Dwight, Brinda and Derrick discuss the decision virtually every day: in the morning, while riding to school, while eating dinner or watching television. Domonique calls his parents daily, and Derrick's football career is almost always a featured topic.
Derrick said he usually does more listening than talking -- "I guess that's how I was raised," he explained -- but the college decision still dominates his life. If he walks out of the house on a brisk morning, he'll say that Florida is looking better than ever. If his parents hear a news story about Tennessee, they might ask him his latest thoughts about playing in Knoxville.
"That's the topic right now," Derrick said. "I can't even explain how many times we talk about it in a day."Dwight and Domonique scrutinize college football games on television, looking at formations, noting the playing time received by true freshmen, watching out for hometown fan favorites with secure grips on starting jobs, trying to imagine Derrick in different lineups.
They will talk on the phone four or five times during a single game; after Florida ran a reverse for a wide receiver last Saturday, they tried calling each other at the same time to point out how well that play would suit Derrick, they said. Domonique changes the station when the team he's scouting is playing defense, because Derrick will only play offense, at least next season.
This research is no idle hobby. In one September weekend, Penn State's hopes were severely damaged after the Nittany Lions were dominated by Boston College, with Dwight Williams particularly perturbed by the team's conservative play calling. The following weekend, Tennessee -- which had already been eliminated as a choice -- re-entered the picture after the family watched the Volunteers beat Florida while using several true freshmen.
"It changes with the weather," laughed Brinda Williams. "Ask tomorrow."
Because they read virtually every word that's written about Derrick, the Williams family members have seen the suggestion that they're too involved in Derrick's decision. Some people think they're overbearing. Others suggest that they've pushed Derrick into football.
But, they ask, doesn't Derrick say that "football was like church, it was something that was made for me"? Wasn't his family just as supportive when Derrick briefly wanted to be a pop star? Didn't Dwight ferry Derrick to countless talent shows, where he would get on stage and croon Dru Hill songs?
That's just the way their family operates, they say; children select their passions, and the entire family -- including aunts and uncles and cousins -- then offers its relentless support.
"If Derrick was a great bowler," explained Domonique, "we'd be just as enthusiastic about bowling, if that's what his passion was."

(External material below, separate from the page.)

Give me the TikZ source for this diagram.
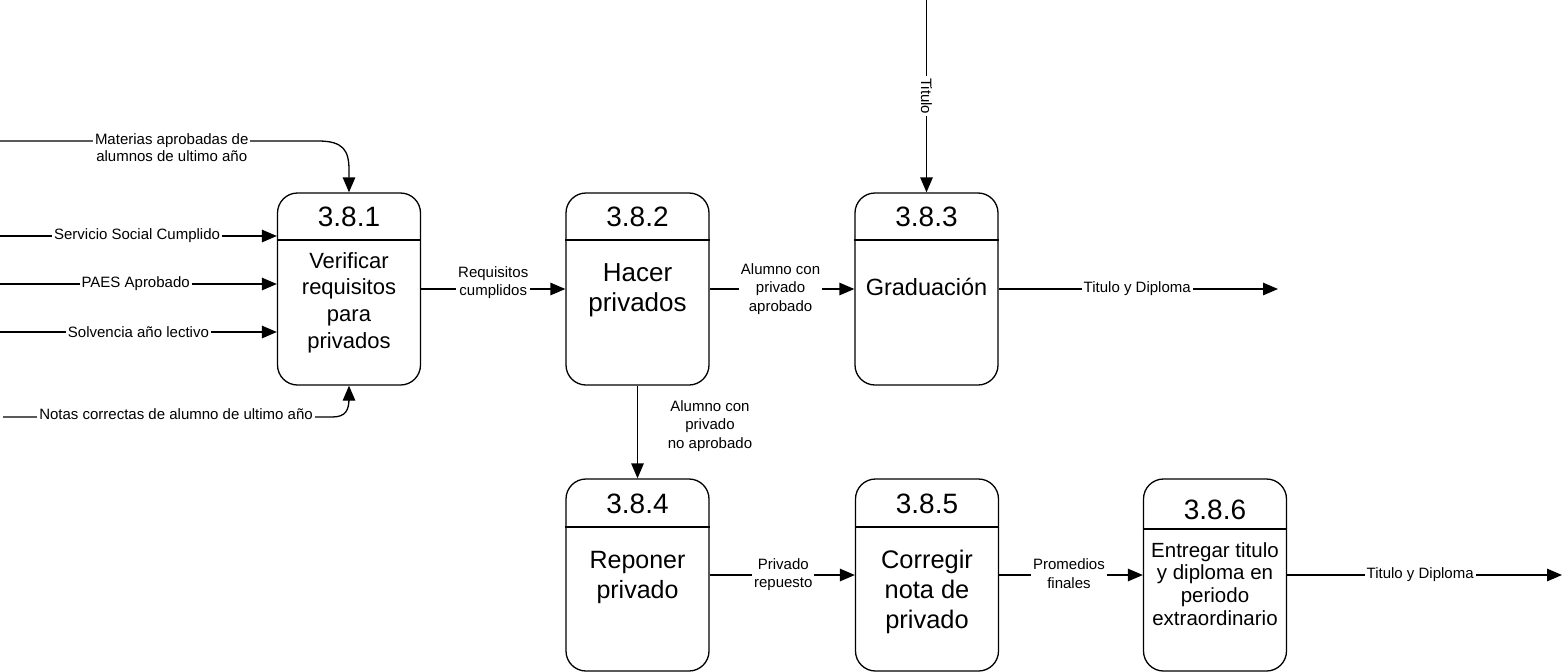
\documentclass[tikz,border=0pt]{standalone}
\usepackage{fontspec}
\setmainfont{Liberation Sans}
\usetikzlibrary{arrows.meta}

% centred stack of lines: [vertical alignment]{size}{baselineskip}{lines}
\newcommand{\txtlines}[4][c]{{\fontsize{#2}{#3}\selectfont\begin{tabular}[#1]{@{}c@{}}#4\end{tabular}}}

\tikzset{
  proc/.style={draw, line width=1.3pt, rounded corners=20pt,
               minimum width=143pt, minimum height=192pt, inner sep=0pt},
  divline/.style={line width=1.3pt},
  num/.style={font=\fontsize{28}{30}\selectfont, inner sep=0pt},
  body/.style={inner sep=0pt, anchor=base},
  flow/.style={line width=1.3pt, -{Triangle[length=15pt,width=12.5pt]}},
  lbl/.style={fill=white, inner sep=2pt, font=\fontsize{15}{18}\selectfont},
}

\begin{document}
\begin{tikzpicture}[x=1pt,y=-1pt]
\useasboundingbox (0,0) rectangle (1564,672);

% processes
\node[proc] (p1) at (349,289) {};
\node[proc] (p2) at (637.5,289) {};
\node[proc] (p3) at (926.5,289) {};
\node[proc] (p4) at (637.5,575) {};
\node[proc] (p5) at (927,575) {};
\node[proc] (p6) at (1215,575) {};

% header separators
\draw[divline] (p1.west |- 0,240) -- (p1.east |- 0,240);
\draw[divline] (p2.west |- 0,240) -- (p2.east |- 0,240);
\draw[divline] (p3.west |- 0,240) -- (p3.east |- 0,240);
\draw[divline] (p4.west |- 0,527) -- (p4.east |- 0,527);
\draw[divline] (p5.west |- 0,527) -- (p5.east |- 0,527);
\draw[divline] (p6.west |- 0,529) -- (p6.east |- 0,529);

% process numbers
\node[num] (n1) at (p1.center |- 0,217) {3.8.1};
\node[num] (n2) at (p2.center |- 0,217) {3.8.2};
\node[num] (n3) at (p3.center |- 0,217) {3.8.3};
\node[num] (n4) at (p4.center |- 0,504) {3.8.4};
\node[num] (n5) at (p5.center |- 0,504) {3.8.5};
\node[num] (n6) at (p6.center |- 0,510) {3.8.6};

% process names
\node[body] (b1) at (p1.center |- 0,268) {\txtlines[t]{22}{26.7}{Verificar\\requisitos\\para\\privados}};
\node[body] (b2) at (p2.center |- 0,281) {\txtlines[t]{26}{30}{Hacer\\privados}};
\node[body] (b3) at (p3.center |- 0,295) {\txtlines[t]{23.5}{27}{Graduación}};
\node[body] (b4) at (p4.center |- 0,568) {\txtlines[t]{25}{30}{Reponer\\privado}};
\node[body] (b5) at (p5.center |- 0,568) {\txtlines[t]{25.4}{30}{Corregir\\nota de\\privado}};
\node[body] (b6) at (p6.center |- 0,557) {\txtlines[t]{20.5}{22.7}{Entregar titulo\\y diploma en\\periodo\\extraordinario}};

% inputs of 3.8.1
\coordinate (s0) at (0,141);
\coordinate (s1) at (0,236);
\coordinate (s2) at (0,284);
\coordinate (s3) at (0,332);
\coordinate (s5) at (3,417);

\draw[flow] (s0) -- (318,141)
  node[lbl, pos=0.54, anchor=base, yshift=-3pt]
    {\txtlines[t]{15}{17.5}{Materias aprobadas de\\alumnos de ultimo año}}
  .. controls (343,141) and (349,150) .. (349,170) -- (p1.north);
\draw[flow] (s1) -- (s1 -| p1.west) node[lbl, pos=0.495] {Servicio Social Cumplido};
\draw[flow] (s2) -- (s2 -| p1.west) node[lbl, pos=0.49] {PAES Aprobado};
\draw[flow] (s3) -- (s3 -| p1.west) node[lbl, pos=0.5] {Solvencia año lectivo};
\draw[flow] (s5) -- (332,417)
  node[lbl, pos=0.526, yshift=3pt] {Notas correctas de alumno de ultimo año}
  .. controls (346,417) and (349,410) .. (349,398) -- (p1.south);

% flows between processes
\draw[flow] (p1.east) -- (p2.west)
  node[lbl, pos=0.5, anchor=base, yshift=-6pt] {\txtlines[b]{15}{18}{Requisitos\\cumplidos}};
\draw[flow] (p2.east) -- (p3.west)
  node[lbl, pos=0.49] {\txtlines{15}{18.5}{Alumno con\\privado\\aprobado}};
\draw[flow] (p2.south) -- (p4.north);
\node[lbl] (l8) at (710,426) {\txtlines{15}{18.5}{Alumno con\\privado\\no aprobado}};
\draw[flow] (p4.east) -- (p5.west)
  node[lbl, pos=0.507] {\txtlines{15}{18}{Privado\\repuesto}};
\draw[flow] (p5.east) -- (p6.west)
  node[lbl, pos=0.486] {\txtlines{15}{19}{Promedios\\finales}};

% title input and outputs
\coordinate (t0) at (926.5,0);
\draw[flow] (t0) -- (p3.north) node[lbl, pos=0.5, rotate=-90] {Titulo};
\coordinate (o1) at (1278,289);
\draw[flow] (p3.east) -- (o1) node[lbl, pos=0.496] {Titulo y Diploma};
\coordinate (o2) at (1562,575);
\draw[flow] (p6.east) -- (o2) node[lbl, pos=0.484] {Titulo y Diploma};
\end{tikzpicture}
\end{document}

So his family members make no apologies for being intricately involved in Derrick's life. Dwight and Brinda frequently watch Derrick's evening practices, offering him water bottles while his teammates head to the communal coolers. Dwight stretches Derrick's muscles on game-day mornings, takes him out for a pregame breakfast, talks to Derrick during halftime. Domonique shouts advice from the bleachers and goes down to the sideline to confer with Derrick.
And Derrick agrees that his decision is far too important to be made by one person, much less an 18-year old. He's always trusted his parents before, and they've never steered him wrong, he said. He loves seeing the crowds of family members and friends at his games -- "it's the greatest thing when you just step off the field and your family is there," he said -- and he refuses to take any official visits without his parents "to make sure there aren't any tricks, that they've got my back."
His family and coach plan to further winnow their choices to perhaps three or four schools that everyone feels comfortable with and then leave the final decision up to Derrick, who said he'll follow his gut.
His father recently asked him to start expressing his own views more frequently, and Derrick said he's ready for that step. But he can't understand why some people think his family members are too involved in his recruiting process.
"A lot of people say, 'Well, it's his decision,' " he said. "Well, it's really not. It's everyone in your corner's decision."